The experience of going to Johnson's is coded deep inside me, somewhere between long division and the original 150 Pokémon. There was a ritual to it, beyond watching the stuff get made: wiggling the sticky front door to get it open; sampling banana chip, then cherry cordial, then cookies & cream before settling on bubble gum in a dish (ages 5 to 12) or no-sugar-added vanilla (ages 12 and up, when I was in crisis about no longer fitting into Limited Too t-shirts). I'd sit at a table near the leaded glass windows with my mom, picking out our favorite suncatchers affixed to each pane (animals always beating out sports stuff and Ohio State emblems).

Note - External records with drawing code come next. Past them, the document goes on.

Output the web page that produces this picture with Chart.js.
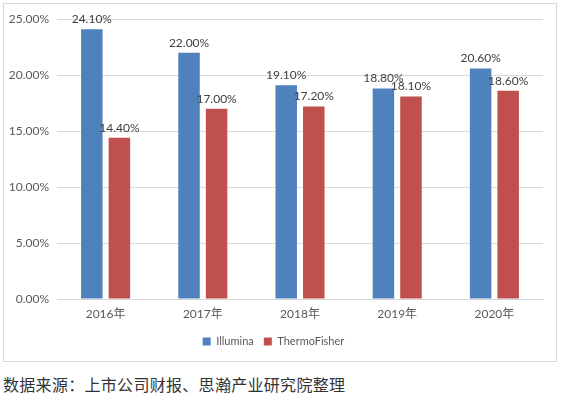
<!DOCTYPE html>
<html>
<head>
<meta charset="utf-8">
<script src="https://cdn.jsdelivr.net/npm/chart.js@4/dist/chart.umd.min.js"></script>
<style>
  body { margin: 0; background: #fff; width: 564px; height: 399px; position: relative; overflow: hidden; }
  #box { position: absolute; left: 3px; top: 3px; width: 552px; height: 357px; border: 1px solid #d9d9d9; }
  #caption { position: absolute; left: 3px; top: 372px; font-family: 'Noto Sans CJK SC', sans-serif; font-size: 16px; color: #333; letter-spacing: 0.3px; }
</style>
</head>
<body>
<div id="box"><canvas id="chart" width="552" height="357"></canvas></div>
<div id="caption">数据来源：上市公司财报、思瀚产业研究院整理</div>
<script>
const years = ['2016年', '2017年', '2018年', '2019年', '2020年']
const illumina = [24.1, 22.0, 19.1, 18.8, 20.6]
const thermo = [14.4, 17.0, 17.2, 18.1, 18.6]

const fontFamily = "Lato, 'Noto Sans CJK SC', sans-serif"

// draws the value above each bar
const barLabels = {
    id: 'barLabels',
    afterDatasetsDraw(chart) {
        const ctx = chart.ctx
        ctx.save()
        ctx.font = '12px ' + fontFamily
        ctx.fillStyle = '#404040'
        ctx.textAlign = 'center'
        ctx.textBaseline = 'bottom'
        chart.data.datasets.forEach((ds, i) => {
            chart.getDatasetMeta(i).data.forEach((bar, j) => {
                ctx.fillText(ds.data[j].toFixed(2) + '%', bar.x, bar.y - 4)
            })
        })
        ctx.restore()
    }
}

const ctx = document.getElementById('chart').getContext('2d')
new Chart(ctx, {
    type: 'bar',
    data: {
        labels: years,
        datasets: [
            { label: 'Illumina', data: illumina, backgroundColor: '#4f81bd' },
            { label: 'ThermoFisher', data: thermo, backgroundColor: '#c0504d' }
        ]
    },
    options: {
        responsive: false,
        animation: false,
        datasets: { bar: { categoryPercentage: 0.567, barPercentage: 0.78 } },
        layout: { padding: { top: 12, right: 13, bottom: 4, left: 0 } },
        scales: {
            x: {
                grid: { display: false },
                border: { color: '#d9d9d9' },
                ticks: { color: '#595959', font: { family: fontFamily, size: 12 }, padding: 0 },
                afterFit: s => { s.height = 27 }
            },
            y: {
                min: 0,
                max: 25,
                ticks: { stepSize: 5, color: '#595959', font: { family: fontFamily, size: 12 }, padding: 8,
                    callback: v => v.toFixed(2) + '%' },
                grid: { color: '#d9d9d9', drawTicks: false },
                border: { display: false },
                afterFit: s => { s.width = 53 }
            }
        },
        plugins: {
            legend: {
                position: 'bottom',
                labels: { boxWidth: 8, boxHeight: 8, padding: 10, color: '#595959', font: { family: fontFamily, size: 11 } }
            },
            tooltip: { enabled: false }
        }
    },
    plugins: [barLabels]
})
</script>
</body>
</html>
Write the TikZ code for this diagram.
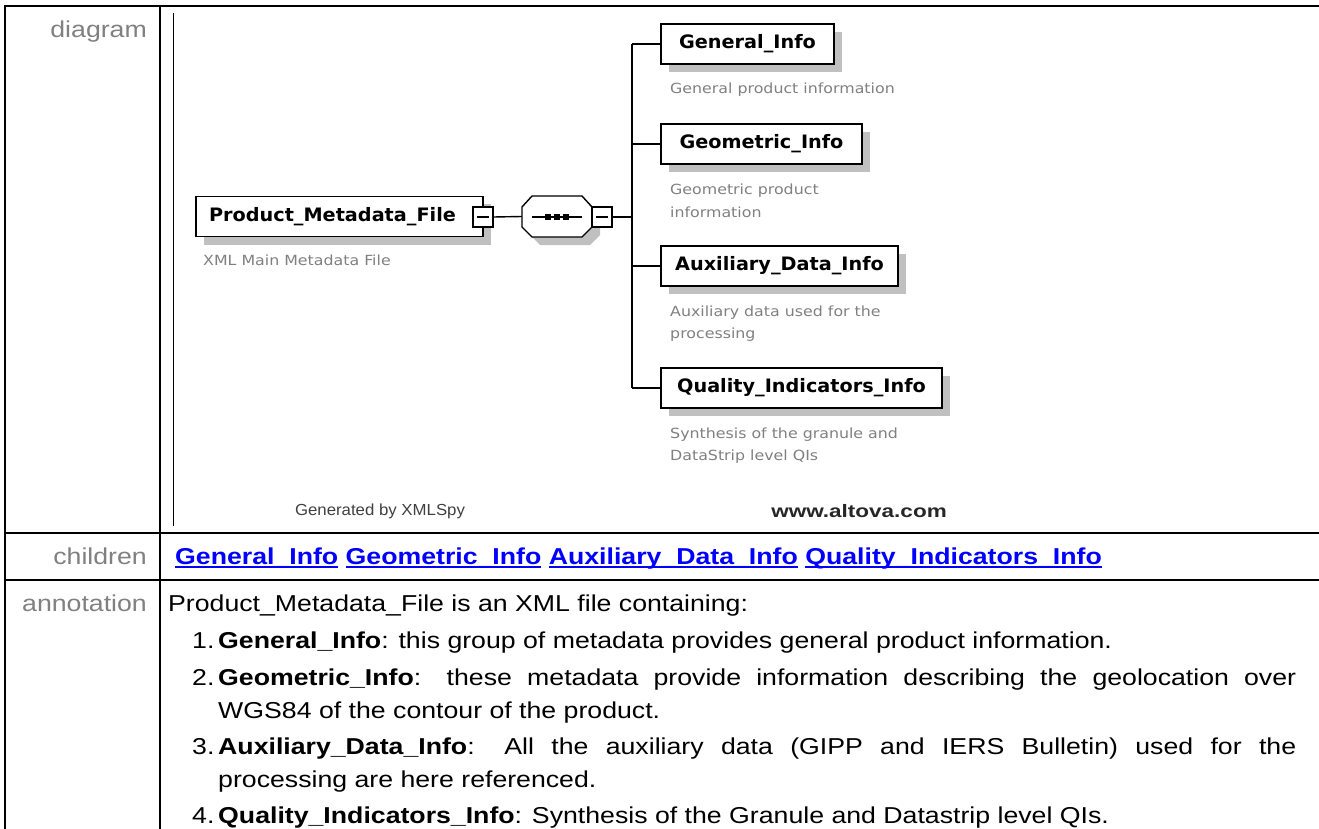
\documentclass[tikz,border=0pt]{standalone}
\usepackage{fontspec}
\usetikzlibrary{shadows}
\newfontfamily\tabf[FakeStretch=1.16]{Liberation Sans}
\newfontfamily\genf[FakeStretch=1.05]{Liberation Sans}
\newfontfamily\altf[FakeStretch=1.25]{Liberation Sans}
\newfontfamily\xsf[FakeStretch=1.04]{DejaVu Sans}
\newfontfamily\xsdesc[FakeStretch=1.13]{DejaVu Sans}
\definecolor{labgray}{HTML}{808080}
\definecolor{descgray}{HTML}{808080}
\definecolor{shadegray}{HTML}{C0C0C0}
\definecolor{linkblue}{HTML}{0000FF}
\definecolor{gendark}{HTML}{404040}
\newcommand{\lnk}[1]{\setbox0\hbox{#1}\rlap{\rule[-3.8pt]{\wd0}{1.8pt}}\box0\relax}
\begin{document}
\begin{tikzpicture}[x=1pt,y=-1pt,
  tabline/.style={line width=2.2pt},
  lab/.style={anchor=base east, inner sep=0pt, text=labgray, font=\tabf\fontsize{23}{27}\selectfont},
  body/.style={anchor=base west, inner sep=0pt, font=\tabf\fontsize{23}{27}\selectfont},
  elem/.style={draw, line width=1.4pt, fill=white, inner sep=0pt, minimum height=40pt,
    font=\xsf\bfseries\fontsize{18.5}{21}\selectfont,
    drop shadow={shadow xshift=8pt, shadow yshift=-8pt, opacity=1, fill=shadegray, draw=none}},
  desc/.style={anchor=base west, inner sep=0pt, text=descgray, font=\xsdesc\fontsize{14}{17}\selectfont},
  btn/.style={draw, line width=1.2pt, fill=white, minimum size=20pt, inner sep=0pt},
  conn/.style={line width=1.4pt},
]
\useasboundingbox (0,0) rectangle (1319,829);

% table frame
\draw[tabline] (5,829) -- (5,6) -- (1319,6);
\draw[tabline] (160,6) -- (160,829);
\draw[tabline] (5,533) -- (1319,533);
\draw[tabline] (5,580) -- (1319,580);
\draw[line width=1pt] (173,13) -- (173,526);

% row labels
\node[lab] (ldiag) at (147,38) {diagram};
\node[lab] (lchild) at (147,564) {children};
\node[lab] (lannot) at (147,611) {annotation};

% root element
\node[elem, minimum width=287pt] (pmf) at (339.5,216.5) {Product\_Metadata\_File\hspace*{14pt}};
\node[btn] (pmfb) at (483,217) {};
\draw[line width=1.2pt] ([xshift=-6pt]pmfb.center) -- ([xshift=6pt]pmfb.center);
\node[desc] (pmfd) at (203,265) {XML Main Metadata File};

% sequence compositor
\node[minimum width=70pt, minimum height=41pt, inner sep=0pt] (seq) at (557,216.5) {};
\fill[shadegray] (530,215) -- (540,204) -- (590,204) -- (600,215) -- (600,235) -- (590,245) -- (540,245) -- (530,235) -- cycle;
\draw[line width=1.4pt, fill=white] (522,207) -- (532,196) -- (582,196) -- (592,207) -- (592,227) -- (582,237) -- (532,237) -- (522,227) -- cycle;
\draw[line width=1.4pt] (532,217) -- (582,217);
\foreach \dx in {548,557,566} \fill (\dx-3,214) rectangle (\dx+3,220);
\node[btn] (seqb) at (602,217) {};
\draw[line width=1.2pt] ([xshift=-6pt]seqb.center) -- ([xshift=6pt]seqb.center);
\draw[conn] (pmfb.east) -- (seq.west);

% bus
\coordinate (bus) at (632,217);
\coordinate (bustop) at (632,44);
\coordinate (busbot) at (632,388);
\draw[conn] (seqb.east) -- (bus);
\draw[conn] (bustop) -- (busbot);

% children
\node[elem, minimum width=173pt] (gen) at (747.5,44) {General\_Info};
\node[elem, minimum width=201pt] (geo) at (761.5,144) {Geometric\_Info};
\node[elem, minimum width=237pt] (aux) at (779.5,266) {Auxiliary\_Data\_Info};
\node[elem, minimum width=281pt] (qua) at (801.5,388) {Quality\_Indicators\_Info};
\foreach \n in {gen,geo,aux,qua} \draw[conn] (\n.west -| bus) -- (\n.west);

\node[desc] (gend) at (670,94) {General product information};
\node[desc] (geod1) at (670,194) {Geometric product};
\node[desc] (geod2) at (670,217) {information};
\node[desc] (auxd1) at (670,316) {Auxiliary data used for the};
\node[desc] (auxd2) at (670,338) {processing};
\node[desc] (quad1) at (670,438) {Synthesis of the granule and};
\node[desc] (quad2) at (670,460) {DataStrip level QIs};

% footer of diagram
\node[inner sep=0pt, text=gendark, font=\genf\fontsize{16}{18}\selectfont] (genby) at (380,511) {Generated by XMLSpy};
\node[inner sep=0pt, text=black!85, font=\altf\bfseries\fontsize{18}{20}\selectfont] (altova) at (859,511) {www.altova.com};

% children row
\node[body, font=\tabf\bfseries\fontsize{23}{27}\selectfont, text=linkblue] (kids) at (175,564)
  {\lnk{General\_Info} \lnk{Geometric\_Info} \lnk{Auxiliary\_Data\_Info} \lnk{Quality\_Indicators\_Info}};

% annotation
\node[body] (a0) at (168,611) {Product\_Metadata\_File is an XML file containing:};
\node[body] (n1) at (192,648) {1.};
\node[body] (t1) at (218,648) {\textbf{General\_Info}: this group of metadata provides general product information.};
\node[body] (n2) at (192,685) {2.};
\node[body] (t2) at (218,685) {\makebox[1078pt][s]{\textbf{Geometric\_Info}: these metadata provide information describing the geolocation over}};
\node[body] (t2b) at (218,718) {WGS84 of the contour of the product.};
\node[body] (n3) at (192,754) {3.};
\node[body] (t3) at (218,754) {\makebox[1078pt][s]{\textbf{Auxiliary\_Data\_Info}: All the auxiliary data (GIPP and IERS Bulletin) used for the}};
\node[body] (t3b) at (218,787) {processing are here referenced.};
\node[body] (n4) at (192,823) {4.};
\node[body] (t4) at (218,823) {\textbf{Quality\_Indicators\_Info}: Synthesis of the Granule and Datastrip level QIs.};
\end{tikzpicture}
\end{document}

Sometimes, my mom or my aunt would pick me up from school and take me there for lunch; we'd sit in the booths while I picked at my tuna salad sandwich, talking about what I was reading in class. It was the place to be after soccer games, sweaty and grass-stained. In high school, when a friend was dating one of the cashiers, we'd descend, demanding free scoops.
It was a small corner of the world that felt reliably like mine. It still does, even though I haven't lived in Bexley for more than a decade.
Alas, this is 2018, and businesses — especially those that serve food — can't survive on nostalgia alone. Since I moved away, Johnson's has grown from one shop to three in central Ohio. Now it's here, and it will probably be in other places soon. Ice cream scales well.
I'm happy to see Johnson's thriving. Soon, there will be kids in Chicago for whom Johnson's will become its own ritual, its own meeting ground, its own bubblegum-hued childhood memento. I'll probably stop by, for old time's sake, for an ice cream Buckeye or two. But then I'll probably keep on moving, because it doesn't belong to me any more. It's yours now.